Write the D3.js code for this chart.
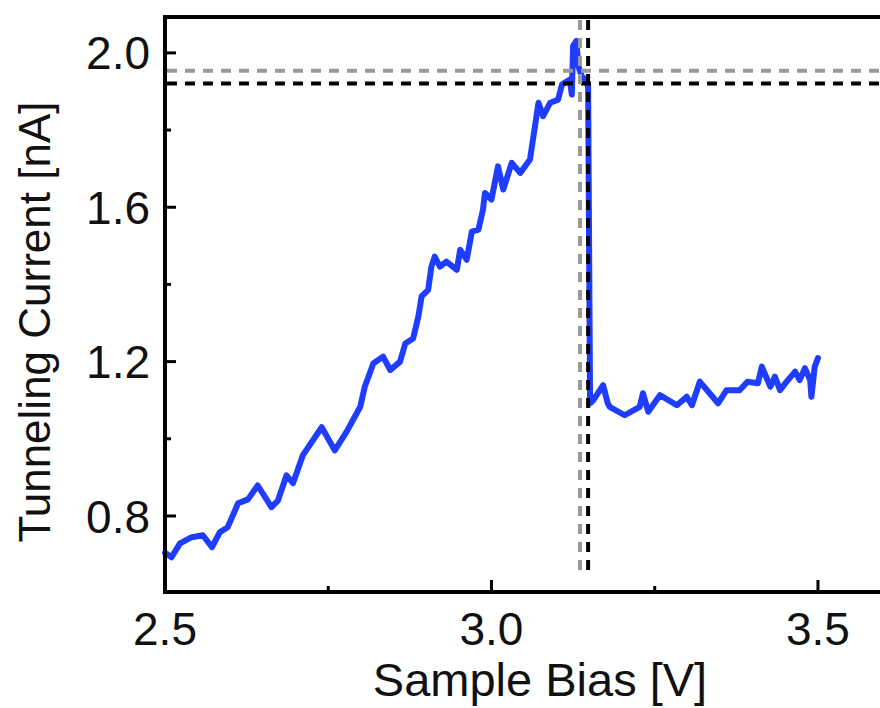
<!DOCTYPE html>
<html>
<head>
<meta charset="utf-8">
<script src="https://cdn.jsdelivr.net/npm/d3@7"></script>
<style>
  body { margin: 0; background: #fff; }
  svg { display: block; }
</style>
</head>
<body>
<div id="container"></div>
<script>
// chart size
var width = 880,
  height = 708;

// sample bias [V] and tunneling current [nA]
const bias = [
  2.500, 2.510, 2.523, 2.541, 2.558, 2.572, 2.584, 2.596, 2.612, 2.627,
  2.642, 2.663, 2.673, 2.686, 2.696, 2.711, 2.740, 2.760, 2.778, 2.799,
  2.806, 2.819, 2.834, 2.845, 2.860, 2.868, 2.880, 2.888, 2.893, 2.903,
  2.908, 2.913, 2.921, 2.931, 2.947, 2.952, 2.962, 2.970, 2.980, 2.987,
  2.990, 3.000, 3.010, 3.018, 3.031, 3.044, 3.059, 3.072, 3.079, 3.090,
  3.102, 3.108, 3.120, 3.123, 3.125, 3.130, 3.133, 3.138, 3.143, 3.148,
  3.151, 3.156, 3.171, 3.178, 3.181, 3.204, 3.227, 3.232, 3.240, 3.258,
  3.284, 3.299, 3.307, 3.319, 3.347, 3.360, 3.380, 3.392, 3.408, 3.414,
  3.427, 3.434, 3.442, 3.452, 3.465, 3.472, 3.480, 3.488, 3.490, 3.495,
  3.500
];
const current = [
  0.705, 0.693, 0.729, 0.745, 0.750, 0.719, 0.758, 0.771, 0.833, 0.843,
  0.879, 0.823, 0.840, 0.905, 0.885, 0.957, 1.030, 0.970, 1.018, 1.083,
  1.135, 1.195, 1.213, 1.178, 1.200, 1.247, 1.260, 1.317, 1.369, 1.386,
  1.446, 1.472, 1.446, 1.459, 1.438, 1.490, 1.464, 1.537, 1.542, 1.594,
  1.637, 1.620, 1.706, 1.646, 1.715, 1.689, 1.724, 1.871, 1.836, 1.871,
  1.879, 1.918, 1.931, 1.892, 2.018, 2.031, 1.966, 1.940, 1.931, 1.914,
  1.092, 1.100, 1.139, 1.092, 1.083, 1.061, 1.083, 1.118, 1.070, 1.113,
  1.087, 1.109, 1.087, 1.148, 1.092, 1.126, 1.126, 1.148, 1.144, 1.187,
  1.135, 1.161, 1.126, 1.148, 1.174, 1.152, 1.183, 1.152, 1.109, 1.187,
  1.209
];

// tick values and labels
const xMajor = [2.5, 3.0, 3.5];
const xMinor = [2.75, 3.25];
const yMajor = [0.8, 1.2, 1.6, 2.0];
const yMinor = [1.0, 1.4, 1.8];

// marker lines (grey and black dashed)
const vLines = [3.1355, 3.148];
const hLines = [1.954, 1.921];
const lineColors = ["#999999", "#000000"];

const data = bias.map((v, i) => ({ v: v, c: current[i] }));

const svg = d3
  .select("#container")
  .append("svg")
  .attr("width", width)
  .attr("height", height);

// scales
const x = d3.scaleLinear().domain([2.5, 3.595]).range([165, 880]);
const y = d3.scaleLinear().domain([0.603, 2.093]).range([592, 17]);

const font = "'Liberation Sans', Arial, sans-serif";

// the curve
const line = d3
  .line()
  .x(d => x(d.v))
  .y(d => y(d.c));

svg
  .append("path")
  .datum(data)
  .attr("d", line)
  .attr("fill", "none")
  .attr("stroke", "#1f3dff")
  .attr("stroke-width", 6)
  .attr("stroke-linejoin", "round")
  .attr("stroke-linecap", "round");

// dashed markers
svg
  .selectAll(".hline")
  .data(hLines)
  .enter()
  .append("line")
  .attr("class", "hline")
  .attr("x1", x(2.5) + 2)
  .attr("x2", width)
  .attr("y1", d => y(d))
  .attr("y2", d => y(d))
  .attr("stroke", (d, i) => lineColors[i])
  .attr("stroke-width", 4)
  .attr("stroke-dasharray", "10,8");

svg
  .selectAll(".vline")
  .data(vLines)
  .enter()
  .append("line")
  .attr("class", "vline")
  .attr("x1", d => x(d))
  .attr("x2", d => x(d))
  .attr("y1", y(2.093) + 3)
  .attr("y2", y(0.64))
  .attr("stroke", (d, i) => lineColors[i])
  .attr("stroke-width", 4)
  .attr("stroke-dasharray", "10,8");

// axes frame (left, bottom, top)
const frame = svg.append("g").attr("stroke", "#000").attr("stroke-width", 4);
frame.append("line").attr("x1", x(2.5)).attr("x2", x(2.5)).attr("y1", y(2.093) - 2).attr("y2", y(0.603) + 2);
frame.append("line").attr("x1", x(2.5)).attr("x2", width).attr("y1", y(0.603)).attr("y2", y(0.603));
frame.append("line").attr("x1", x(2.5)).attr("x2", width).attr("y1", y(2.093)).attr("y2", y(2.093));

// inward ticks
const ticks = svg.append("g").attr("stroke", "#000").attr("stroke-width", 3);
ticks.selectAll(".xmaj").data(xMajor).enter().append("line")
  .attr("x1", d => x(d)).attr("x2", d => x(d))
  .attr("y1", y(0.603)).attr("y2", y(0.603) - 12);
ticks.selectAll(".xmin").data(xMinor).enter().append("line")
  .attr("x1", d => x(d)).attr("x2", d => x(d))
  .attr("y1", y(0.603)).attr("y2", y(0.603) - 6);
ticks.selectAll(".ymaj").data(yMajor).enter().append("line")
  .attr("x1", x(2.5)).attr("x2", x(2.5) + 11)
  .attr("y1", d => y(d)).attr("y2", d => y(d));
ticks.selectAll(".ymin").data(yMinor).enter().append("line")
  .attr("x1", x(2.5)).attr("x2", x(2.5) + 6)
  .attr("y1", d => y(d)).attr("y2", d => y(d));

// tick labels
svg.selectAll(".xlab").data(xMajor).enter().append("text")
  .attr("x", d => x(d))
  .attr("y", 645)
  .attr("text-anchor", "middle")
  .attr("font-family", font)
  .attr("font-size", "46px")
  .attr("fill", "#111")
  .text(d => d.toFixed(1));

svg.selectAll(".ylab").data(yMajor).enter().append("text")
  .attr("x", 150)
  .attr("y", d => y(d))
  .attr("dy", "0.36em")
  .attr("text-anchor", "end")
  .attr("font-family", font)
  .attr("font-size", "46px")
  .attr("fill", "#111")
  .text(d => d.toFixed(1));

// axis titles
svg.append("text")
  .attr("x", 540)
  .attr("y", 696)
  .attr("text-anchor", "middle")
  .attr("font-family", font)
  .attr("font-size", "47px")
  .attr("fill", "#111")
  .text("Sample Bias [V]");

svg.append("text")
  .attr("transform", "translate(50,322) rotate(-90)")
  .attr("text-anchor", "middle")
  .attr("font-family", font)
  .attr("font-size", "44px")
  .attr("fill", "#111")
  .text("Tunneling Current [nA]");
</script>
</body>
</html>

○ ○ ○ ○

## Given request:
Please extract exactly the lines of the data, from the first through the line containing "height = 708;", and add no pictures to the copy.

## Exercise answer:
Write the D3.js code for this chart.
<!DOCTYPE html>
<html>
<head>
<meta charset="utf-8">
<script src="https://cdn.jsdelivr.net/npm/d3@7"></script>
<style>
  body { margin: 0; background: #fff; }
  svg { display: block; }
</style>
</head>
<body>
<div id="container"></div>
<script>
// chart size
var width = 880,
  height = 708;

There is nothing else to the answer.